Set problem:
Review the listing and copy each line that holds the word "this".

Records provided:

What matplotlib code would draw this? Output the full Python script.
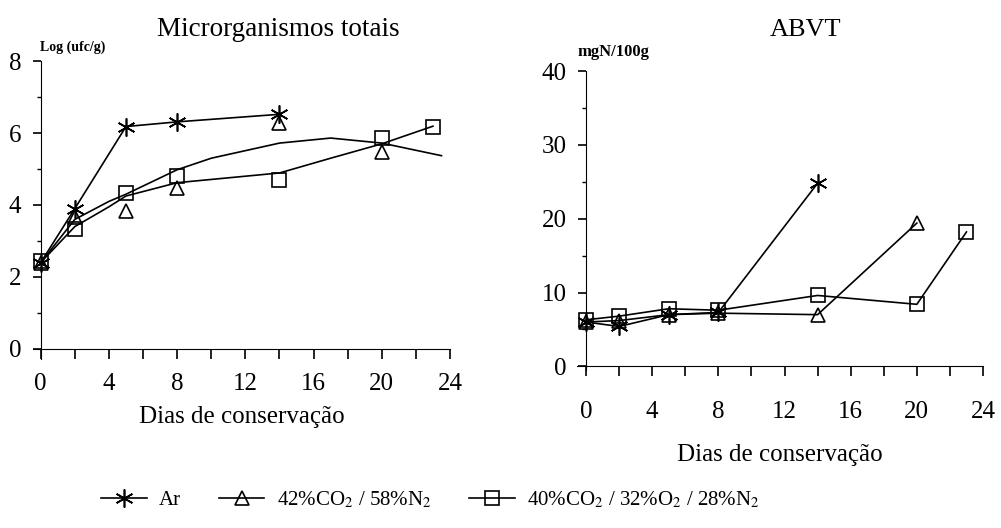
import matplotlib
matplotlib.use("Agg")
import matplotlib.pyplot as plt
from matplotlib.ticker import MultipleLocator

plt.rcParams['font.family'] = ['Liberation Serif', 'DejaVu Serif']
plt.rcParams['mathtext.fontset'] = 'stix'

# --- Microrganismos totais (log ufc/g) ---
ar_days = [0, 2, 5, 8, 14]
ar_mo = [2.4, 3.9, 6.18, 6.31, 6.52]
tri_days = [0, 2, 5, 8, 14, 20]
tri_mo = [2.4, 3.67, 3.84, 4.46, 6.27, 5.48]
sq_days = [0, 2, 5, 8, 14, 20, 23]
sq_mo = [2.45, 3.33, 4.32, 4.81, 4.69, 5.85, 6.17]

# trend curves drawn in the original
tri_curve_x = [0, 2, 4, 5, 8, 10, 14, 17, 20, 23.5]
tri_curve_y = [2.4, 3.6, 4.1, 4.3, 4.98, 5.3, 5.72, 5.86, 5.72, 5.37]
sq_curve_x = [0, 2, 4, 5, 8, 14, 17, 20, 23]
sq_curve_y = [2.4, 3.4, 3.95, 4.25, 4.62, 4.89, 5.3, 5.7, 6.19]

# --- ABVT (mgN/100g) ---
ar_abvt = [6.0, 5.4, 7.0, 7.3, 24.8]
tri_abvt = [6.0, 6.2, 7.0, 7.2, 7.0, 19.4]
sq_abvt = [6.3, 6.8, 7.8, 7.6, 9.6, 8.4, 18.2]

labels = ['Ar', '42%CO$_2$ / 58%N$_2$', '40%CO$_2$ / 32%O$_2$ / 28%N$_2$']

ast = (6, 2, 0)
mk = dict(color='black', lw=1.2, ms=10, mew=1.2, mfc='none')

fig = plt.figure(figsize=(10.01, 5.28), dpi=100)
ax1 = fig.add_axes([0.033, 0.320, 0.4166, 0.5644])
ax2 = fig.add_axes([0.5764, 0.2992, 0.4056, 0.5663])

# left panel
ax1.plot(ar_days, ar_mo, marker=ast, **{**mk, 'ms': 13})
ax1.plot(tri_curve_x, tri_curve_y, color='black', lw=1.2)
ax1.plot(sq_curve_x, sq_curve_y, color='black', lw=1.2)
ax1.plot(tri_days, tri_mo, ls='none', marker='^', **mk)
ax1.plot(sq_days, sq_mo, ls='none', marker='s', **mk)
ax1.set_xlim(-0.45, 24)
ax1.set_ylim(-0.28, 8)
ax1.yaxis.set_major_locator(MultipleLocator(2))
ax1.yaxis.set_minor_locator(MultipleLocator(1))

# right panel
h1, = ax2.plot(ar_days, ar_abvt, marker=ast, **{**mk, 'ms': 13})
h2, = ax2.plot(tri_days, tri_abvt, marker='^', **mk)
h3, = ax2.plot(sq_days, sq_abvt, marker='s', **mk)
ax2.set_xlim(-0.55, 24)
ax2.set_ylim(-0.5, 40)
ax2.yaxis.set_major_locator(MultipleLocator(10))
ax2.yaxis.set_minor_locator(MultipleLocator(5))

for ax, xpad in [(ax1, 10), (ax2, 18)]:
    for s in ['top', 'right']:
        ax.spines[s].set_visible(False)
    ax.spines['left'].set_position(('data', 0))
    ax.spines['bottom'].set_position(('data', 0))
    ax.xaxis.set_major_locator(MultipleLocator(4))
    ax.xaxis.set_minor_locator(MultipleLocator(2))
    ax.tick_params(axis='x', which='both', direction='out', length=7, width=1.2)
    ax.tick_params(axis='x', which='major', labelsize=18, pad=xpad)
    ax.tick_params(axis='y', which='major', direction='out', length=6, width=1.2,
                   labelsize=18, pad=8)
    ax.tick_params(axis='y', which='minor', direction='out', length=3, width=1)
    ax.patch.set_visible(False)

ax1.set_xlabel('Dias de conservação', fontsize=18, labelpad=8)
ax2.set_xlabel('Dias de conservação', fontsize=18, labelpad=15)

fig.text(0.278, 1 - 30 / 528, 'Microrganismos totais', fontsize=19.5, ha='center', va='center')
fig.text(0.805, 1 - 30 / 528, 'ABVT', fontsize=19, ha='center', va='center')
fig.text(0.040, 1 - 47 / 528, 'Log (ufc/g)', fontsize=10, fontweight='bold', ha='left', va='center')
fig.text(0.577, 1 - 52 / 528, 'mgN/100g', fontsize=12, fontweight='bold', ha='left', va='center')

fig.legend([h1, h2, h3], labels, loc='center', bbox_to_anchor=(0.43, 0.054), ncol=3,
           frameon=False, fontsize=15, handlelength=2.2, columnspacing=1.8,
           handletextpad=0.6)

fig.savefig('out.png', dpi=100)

==

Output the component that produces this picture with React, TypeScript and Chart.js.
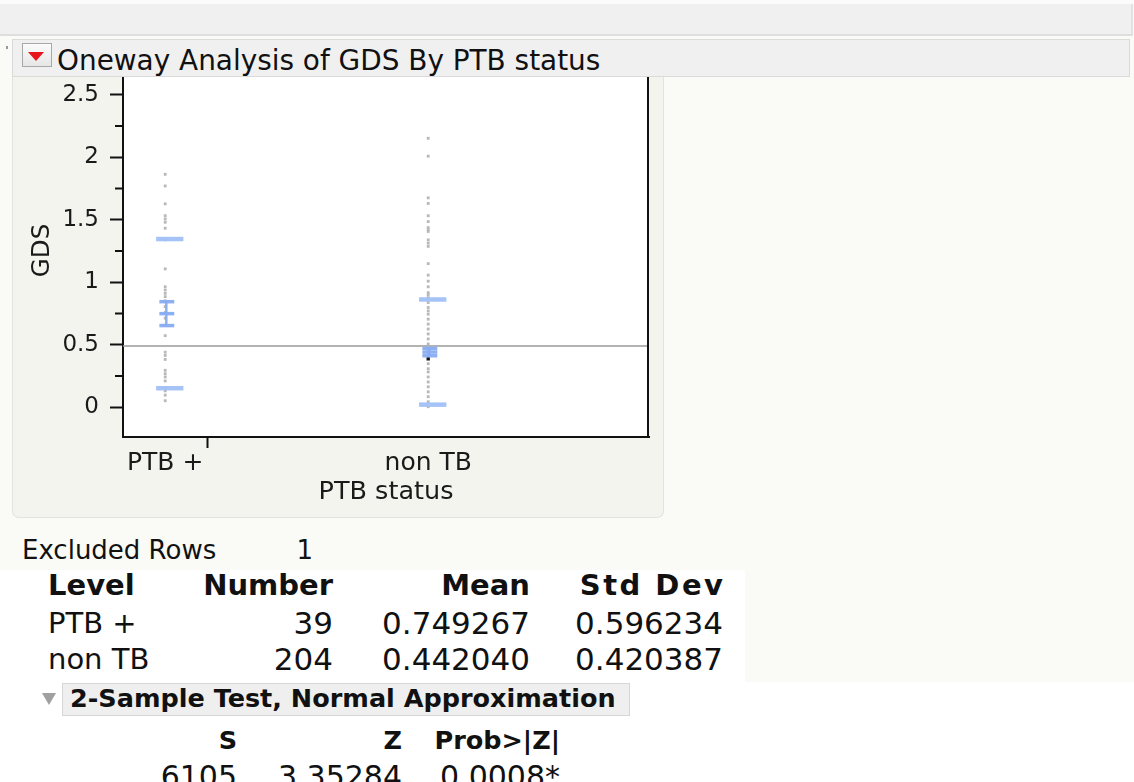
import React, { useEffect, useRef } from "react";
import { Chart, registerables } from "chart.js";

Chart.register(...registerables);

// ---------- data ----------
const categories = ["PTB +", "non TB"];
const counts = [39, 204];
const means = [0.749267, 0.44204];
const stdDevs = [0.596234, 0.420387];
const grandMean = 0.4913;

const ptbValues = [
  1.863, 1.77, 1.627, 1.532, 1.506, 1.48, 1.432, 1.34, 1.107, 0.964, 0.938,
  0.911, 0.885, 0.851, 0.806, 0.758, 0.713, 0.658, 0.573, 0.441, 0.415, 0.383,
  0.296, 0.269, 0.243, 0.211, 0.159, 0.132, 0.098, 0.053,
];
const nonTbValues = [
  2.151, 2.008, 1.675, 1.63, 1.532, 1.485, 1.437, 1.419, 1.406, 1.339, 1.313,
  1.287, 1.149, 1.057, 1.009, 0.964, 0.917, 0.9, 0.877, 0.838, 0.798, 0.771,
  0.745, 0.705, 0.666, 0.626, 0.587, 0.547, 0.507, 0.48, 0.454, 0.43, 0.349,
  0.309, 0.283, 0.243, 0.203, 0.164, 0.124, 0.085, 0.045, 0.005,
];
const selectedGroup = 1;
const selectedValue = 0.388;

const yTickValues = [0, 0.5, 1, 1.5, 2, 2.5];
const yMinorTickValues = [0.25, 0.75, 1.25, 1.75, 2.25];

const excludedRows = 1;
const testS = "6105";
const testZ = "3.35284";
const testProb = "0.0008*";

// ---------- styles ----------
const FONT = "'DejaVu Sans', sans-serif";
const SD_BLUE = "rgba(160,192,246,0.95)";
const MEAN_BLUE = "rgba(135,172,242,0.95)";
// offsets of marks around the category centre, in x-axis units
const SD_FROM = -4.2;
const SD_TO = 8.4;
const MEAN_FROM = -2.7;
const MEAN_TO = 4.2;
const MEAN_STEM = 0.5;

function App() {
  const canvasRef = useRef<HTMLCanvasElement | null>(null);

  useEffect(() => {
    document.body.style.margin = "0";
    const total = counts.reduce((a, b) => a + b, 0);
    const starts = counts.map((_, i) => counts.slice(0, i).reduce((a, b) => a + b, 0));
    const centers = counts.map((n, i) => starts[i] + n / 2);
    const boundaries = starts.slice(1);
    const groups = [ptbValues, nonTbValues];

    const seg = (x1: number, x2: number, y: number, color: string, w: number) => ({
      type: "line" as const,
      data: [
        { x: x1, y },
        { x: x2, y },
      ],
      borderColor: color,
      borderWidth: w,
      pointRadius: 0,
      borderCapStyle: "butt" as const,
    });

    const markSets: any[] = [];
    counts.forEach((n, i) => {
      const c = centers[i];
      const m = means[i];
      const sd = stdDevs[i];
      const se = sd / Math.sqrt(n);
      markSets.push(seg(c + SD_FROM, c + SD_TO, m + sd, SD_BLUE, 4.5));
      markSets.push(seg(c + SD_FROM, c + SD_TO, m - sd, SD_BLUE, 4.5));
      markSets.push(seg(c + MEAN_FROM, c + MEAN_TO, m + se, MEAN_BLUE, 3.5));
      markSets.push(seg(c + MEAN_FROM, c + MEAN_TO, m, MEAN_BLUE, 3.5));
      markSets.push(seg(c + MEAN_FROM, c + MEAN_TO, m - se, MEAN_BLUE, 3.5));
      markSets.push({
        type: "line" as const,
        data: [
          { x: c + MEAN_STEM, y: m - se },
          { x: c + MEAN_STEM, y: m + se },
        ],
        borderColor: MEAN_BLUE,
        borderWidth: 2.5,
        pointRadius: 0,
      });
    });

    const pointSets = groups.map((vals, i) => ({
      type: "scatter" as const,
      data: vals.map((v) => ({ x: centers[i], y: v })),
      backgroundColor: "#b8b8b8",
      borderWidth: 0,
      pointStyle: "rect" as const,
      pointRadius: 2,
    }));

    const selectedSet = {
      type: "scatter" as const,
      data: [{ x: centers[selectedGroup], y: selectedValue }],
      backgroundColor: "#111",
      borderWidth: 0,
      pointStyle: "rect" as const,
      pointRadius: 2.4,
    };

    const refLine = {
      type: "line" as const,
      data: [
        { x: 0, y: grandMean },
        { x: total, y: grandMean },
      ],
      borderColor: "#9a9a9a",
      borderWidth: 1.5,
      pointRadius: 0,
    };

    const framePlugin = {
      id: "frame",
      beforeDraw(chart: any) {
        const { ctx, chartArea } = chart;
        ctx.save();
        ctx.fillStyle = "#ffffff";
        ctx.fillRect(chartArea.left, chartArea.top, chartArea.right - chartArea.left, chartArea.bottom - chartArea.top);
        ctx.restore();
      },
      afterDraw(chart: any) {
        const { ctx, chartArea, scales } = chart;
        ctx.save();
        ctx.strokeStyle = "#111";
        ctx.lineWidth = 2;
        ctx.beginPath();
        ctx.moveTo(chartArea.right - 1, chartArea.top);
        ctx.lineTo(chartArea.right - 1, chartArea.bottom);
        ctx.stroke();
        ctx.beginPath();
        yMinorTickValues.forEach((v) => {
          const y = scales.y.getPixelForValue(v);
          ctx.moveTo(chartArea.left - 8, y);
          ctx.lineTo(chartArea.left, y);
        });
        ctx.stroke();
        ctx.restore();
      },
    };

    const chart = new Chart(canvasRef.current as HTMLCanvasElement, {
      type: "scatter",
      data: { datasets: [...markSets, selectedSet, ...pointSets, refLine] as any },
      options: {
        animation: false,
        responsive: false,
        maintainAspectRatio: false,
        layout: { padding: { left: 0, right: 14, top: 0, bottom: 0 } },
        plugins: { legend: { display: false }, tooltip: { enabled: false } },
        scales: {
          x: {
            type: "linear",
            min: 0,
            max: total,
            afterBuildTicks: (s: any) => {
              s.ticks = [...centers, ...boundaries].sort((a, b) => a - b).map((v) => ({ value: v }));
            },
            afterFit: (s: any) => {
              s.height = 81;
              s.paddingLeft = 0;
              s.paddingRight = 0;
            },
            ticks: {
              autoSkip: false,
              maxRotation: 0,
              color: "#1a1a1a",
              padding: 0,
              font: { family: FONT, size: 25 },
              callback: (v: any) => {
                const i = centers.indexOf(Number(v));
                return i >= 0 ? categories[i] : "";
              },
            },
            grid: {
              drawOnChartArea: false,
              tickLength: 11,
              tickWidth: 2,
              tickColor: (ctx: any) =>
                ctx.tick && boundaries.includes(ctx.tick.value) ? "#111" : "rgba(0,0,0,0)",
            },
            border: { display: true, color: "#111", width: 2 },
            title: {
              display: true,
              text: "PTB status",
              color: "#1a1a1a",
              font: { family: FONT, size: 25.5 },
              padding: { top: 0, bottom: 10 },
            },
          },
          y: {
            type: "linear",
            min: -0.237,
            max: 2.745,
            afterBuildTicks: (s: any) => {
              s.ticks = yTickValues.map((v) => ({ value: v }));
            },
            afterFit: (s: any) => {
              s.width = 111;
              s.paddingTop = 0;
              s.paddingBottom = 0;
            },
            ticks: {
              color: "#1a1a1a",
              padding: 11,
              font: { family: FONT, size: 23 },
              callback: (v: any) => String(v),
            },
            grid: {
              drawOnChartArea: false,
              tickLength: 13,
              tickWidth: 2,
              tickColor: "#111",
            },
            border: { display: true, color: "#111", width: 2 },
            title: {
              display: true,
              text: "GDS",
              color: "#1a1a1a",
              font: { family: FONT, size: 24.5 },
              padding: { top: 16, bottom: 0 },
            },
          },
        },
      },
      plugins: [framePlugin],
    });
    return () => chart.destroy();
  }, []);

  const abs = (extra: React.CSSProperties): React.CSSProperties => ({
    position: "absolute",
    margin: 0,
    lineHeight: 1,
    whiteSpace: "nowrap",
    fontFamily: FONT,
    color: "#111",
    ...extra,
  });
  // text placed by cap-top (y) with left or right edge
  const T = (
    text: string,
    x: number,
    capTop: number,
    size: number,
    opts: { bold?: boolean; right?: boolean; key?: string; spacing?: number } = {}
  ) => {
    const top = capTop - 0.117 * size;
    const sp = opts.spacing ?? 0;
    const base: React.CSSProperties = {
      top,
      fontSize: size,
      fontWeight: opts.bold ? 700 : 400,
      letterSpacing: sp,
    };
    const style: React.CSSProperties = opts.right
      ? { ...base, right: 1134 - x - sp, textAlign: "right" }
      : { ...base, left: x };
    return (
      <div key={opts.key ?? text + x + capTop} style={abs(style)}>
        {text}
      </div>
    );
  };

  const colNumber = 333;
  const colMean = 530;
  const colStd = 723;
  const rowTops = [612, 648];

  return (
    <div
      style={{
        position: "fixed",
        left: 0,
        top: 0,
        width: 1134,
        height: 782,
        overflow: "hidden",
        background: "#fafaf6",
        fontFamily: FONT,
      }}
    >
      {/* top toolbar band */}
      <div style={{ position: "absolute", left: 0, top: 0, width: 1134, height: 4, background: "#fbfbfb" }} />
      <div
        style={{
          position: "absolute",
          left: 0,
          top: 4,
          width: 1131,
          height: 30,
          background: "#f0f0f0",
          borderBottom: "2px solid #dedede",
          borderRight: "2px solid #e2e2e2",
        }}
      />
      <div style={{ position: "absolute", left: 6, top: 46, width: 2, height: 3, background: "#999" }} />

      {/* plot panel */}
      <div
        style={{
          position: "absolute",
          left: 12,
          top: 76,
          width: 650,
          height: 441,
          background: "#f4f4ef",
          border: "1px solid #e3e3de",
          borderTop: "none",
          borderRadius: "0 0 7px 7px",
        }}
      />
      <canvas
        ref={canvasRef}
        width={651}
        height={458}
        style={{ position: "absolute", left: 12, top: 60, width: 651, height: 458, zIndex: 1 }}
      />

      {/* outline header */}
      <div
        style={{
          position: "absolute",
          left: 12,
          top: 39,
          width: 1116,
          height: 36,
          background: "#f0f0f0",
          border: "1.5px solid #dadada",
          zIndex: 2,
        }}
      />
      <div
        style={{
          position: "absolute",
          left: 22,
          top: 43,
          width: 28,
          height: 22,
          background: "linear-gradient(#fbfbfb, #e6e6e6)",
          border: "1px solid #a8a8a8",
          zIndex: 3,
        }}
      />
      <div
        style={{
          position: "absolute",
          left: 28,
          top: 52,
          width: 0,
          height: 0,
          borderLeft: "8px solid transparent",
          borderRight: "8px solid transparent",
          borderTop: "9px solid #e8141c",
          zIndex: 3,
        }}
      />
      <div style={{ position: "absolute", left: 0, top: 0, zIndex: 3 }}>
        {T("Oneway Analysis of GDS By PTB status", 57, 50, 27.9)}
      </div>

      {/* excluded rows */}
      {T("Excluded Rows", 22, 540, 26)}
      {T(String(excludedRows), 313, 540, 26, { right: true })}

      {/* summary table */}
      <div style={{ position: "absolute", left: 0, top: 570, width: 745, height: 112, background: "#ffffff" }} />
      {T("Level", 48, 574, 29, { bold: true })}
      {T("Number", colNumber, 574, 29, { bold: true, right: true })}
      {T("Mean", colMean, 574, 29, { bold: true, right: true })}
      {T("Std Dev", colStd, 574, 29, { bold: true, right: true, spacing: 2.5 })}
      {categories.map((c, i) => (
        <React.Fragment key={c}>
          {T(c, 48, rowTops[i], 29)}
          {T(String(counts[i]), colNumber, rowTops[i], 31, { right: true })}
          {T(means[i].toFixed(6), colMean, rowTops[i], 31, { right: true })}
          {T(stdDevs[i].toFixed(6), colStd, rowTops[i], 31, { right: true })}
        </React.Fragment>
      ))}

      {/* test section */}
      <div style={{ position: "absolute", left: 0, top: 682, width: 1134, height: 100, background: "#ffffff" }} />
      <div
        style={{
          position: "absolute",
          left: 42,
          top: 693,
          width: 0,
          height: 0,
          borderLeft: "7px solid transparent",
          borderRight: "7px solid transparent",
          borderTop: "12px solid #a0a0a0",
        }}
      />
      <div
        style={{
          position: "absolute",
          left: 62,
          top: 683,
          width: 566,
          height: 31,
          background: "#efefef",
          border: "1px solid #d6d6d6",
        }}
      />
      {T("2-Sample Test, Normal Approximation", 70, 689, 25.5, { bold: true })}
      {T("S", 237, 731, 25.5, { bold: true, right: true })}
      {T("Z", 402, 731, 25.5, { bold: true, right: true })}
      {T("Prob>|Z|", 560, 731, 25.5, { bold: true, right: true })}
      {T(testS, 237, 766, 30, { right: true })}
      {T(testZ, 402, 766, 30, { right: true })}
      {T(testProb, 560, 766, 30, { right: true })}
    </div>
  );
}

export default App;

The response:
What matplotlib code would draw this? Output the full Python script.
Output the component that produces this picture with React, TypeScript and Chart.js.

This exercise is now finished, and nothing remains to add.